### Aim
All lines below must be repeated exactly, with the pictures omitted.

### Data provided
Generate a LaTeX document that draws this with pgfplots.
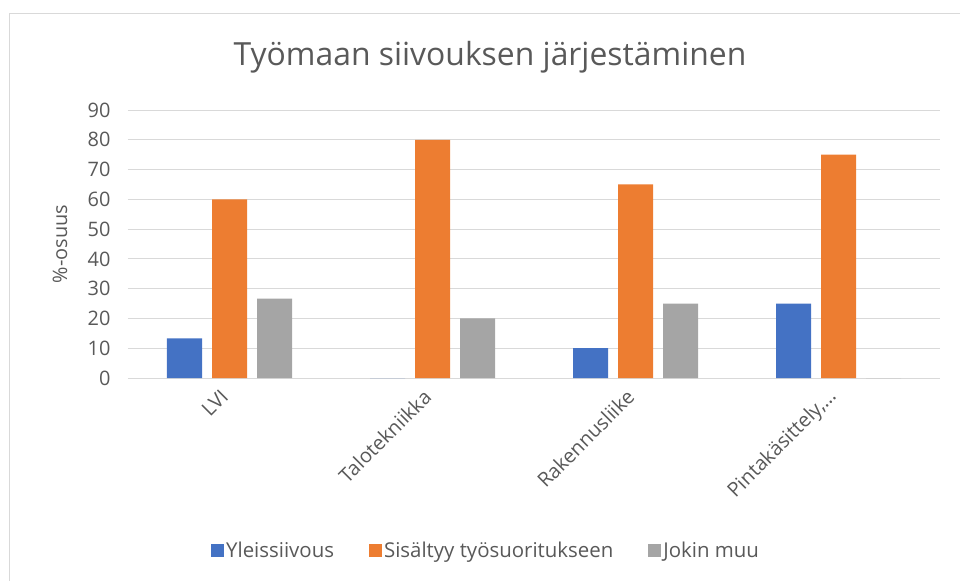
\documentclass[border=0pt]{standalone}
\usepackage{fontspec}
\setmainfont{Open Sans}
\usepackage{pgfplots}
\pgfplotsset{compat=1.18}
\definecolor{cblue}{HTML}{4472C4}
\definecolor{corange}{HTML}{ED7D31}
\definecolor{cgray}{HTML}{A5A5A5}
\definecolor{ctext}{HTML}{595959}
\definecolor{cgrid}{HTML}{D9D9D9}
\begin{document}
\begin{tikzpicture}
\useasboundingbox (0,0) rectangle (960bp,-581bp);
\draw[cgrid, line width=0.8bp] (9bp,-582bp) -- (9bp,-13bp) -- (961bp,-13bp);
\node[text=ctext, font=\fontsize{32}{38}\selectfont, anchor=center] at (490bp,-57bp) {Työmaan siivouksen järjestäminen};
\begin{axis}[
  at={(128bp,-378bp)}, anchor=south west,
  scale only axis, width=812bp, height=268bp,
  ybar=10bp, bar width=35bp,
  xmin=-0.5, xmax=3.5, ymin=0, ymax=90,
  xtick=data, xticklabels={LVI,Talotekniikka,Rakennusliike,{Pintakäsittely,…}},
  ytick={0,10,20,30,40,50,60,70,80,90},
  ymajorgrids, grid style={cgrid, line width=0.8bp},
  axis line style={draw=none},
  axis x line*=bottom, axis y line*=left,
  x axis line style={cgrid, line width=0.8bp},
  major tick length=0pt,
  tick label style={text=ctext, font=\fontsize{20}{24}\selectfont},
  /pgf/number format/assume math mode=true,
  xticklabel style={xshift=-2.5bp, yshift=-13bp, rotate=45, anchor=east},
  yticklabel style={anchor=east, xshift=-14bp},
  ylabel={\%-osuus}, ylabel style={text=ctext, font=\fontsize{20}{24}\selectfont, at={(axis description cs:-0.0837,0.5)}, anchor=center},
  legend style={at={(0.441,-0.645)}, anchor=center, draw=none, legend columns=-1, font=\fontsize{20.5}{24}\selectfont, text=ctext, /tikz/every even column/.append style={column sep=33bp}},
  legend image code/.code={\fill[#1] (0bp,-6.5bp) rectangle (13bp,6.5bp);},
]
\addplot[fill=cblue, draw=none] coordinates {(0,13.3) (1,0) (2,10) (3,25)};
\addplot[fill=corange, draw=none] coordinates {(0,60) (1,80) (2,65) (3,75)};
\addplot[fill=cgray, draw=none] coordinates {(0,26.7) (1,20) (2,25) (3,0)};
\legend{Yleissiivous, Sisältyy työsuoritukseen, Jokin muu}
\end{axis}
\end{tikzpicture}
\end{document}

### Final result
Generate a LaTeX document that draws this with pgfplots.
\documentclass[border=0pt]{standalone}
\usepackage{fontspec}
\setmainfont{Open Sans}
\usepackage{pgfplots}
\pgfplotsset{compat=1.18}
\definecolor{cblue}{HTML}{4472C4}
\definecolor{corange}{HTML}{ED7D31}
\definecolor{cgray}{HTML}{A5A5A5}
\definecolor{ctext}{HTML}{595959}
\definecolor{cgrid}{HTML}{D9D9D9}
\begin{document}
\begin{tikzpicture}
\useasboundingbox (0,0) rectangle (960bp,-581bp);
\draw[cgrid, line width=0.8bp] (9bp,-582bp) -- (9bp,-13bp) -- (961bp,-13bp);
\node[text=ctext, font=\fontsize{32}{38}\selectfont, anchor=center] at (490bp,-57bp) {Työmaan siivouksen järjestäminen};
\begin{axis}[
  at={(128bp,-378bp)}, anchor=south west,
  scale only axis, width=812bp, height=268bp,
  ybar=10bp, bar width=35bp,
  xmin=-0.5, xmax=3.5, ymin=0, ymax=90,
  xtick=data, xticklabels={LVI,Talotekniikka,Rakennusliike,{Pintakäsittely,…}},
  ytick={0,10,20,30,40,50,60,70,80,90},
  ymajorgrids, grid style={cgrid, line width=0.8bp},
  axis line style={draw=none},
  axis x line*=bottom, axis y line*=left,
  x axis line style={cgrid, line width=0.8bp},
  major tick length=0pt,
  tick label style={text=ctext, font=\fontsize{20}{24}\selectfont},
  /pgf/number format/assume math mode=true,
  xticklabel style={xshift=-2.5bp, yshift=-13bp, rotate=45, anchor=east},
  yticklabel style={anchor=east, xshift=-14bp},
  ylabel={\%-osuus}, ylabel style={text=ctext, font=\fontsize{20}{24}\selectfont, at={(axis description cs:-0.0837,0.5)}, anchor=center},
  legend style={at={(0.441,-0.645)}, anchor=center, draw=none, legend columns=-1, font=\fontsize{20.5}{24}\selectfont, text=ctext, /tikz/every even column/.append style={column sep=33bp}},
  legend image code/.code={\fill[#1] (0bp,-6.5bp) rectangle (13bp,6.5bp);},
]
\addplot[fill=cblue, draw=none] coordinates {(0,13.3) (1,0) (2,10) (3,25)};
\addplot[fill=corange, draw=none] coordinates {(0,60) (1,80) (2,65) (3,75)};
\addplot[fill=cgray, draw=none] coordinates {(0,26.7) (1,20) (2,25) (3,0)};
\legend{Yleissiivous, Sisältyy työsuoritukseen, Jokin muu}
\end{axis}
\end{tikzpicture}
\end{document}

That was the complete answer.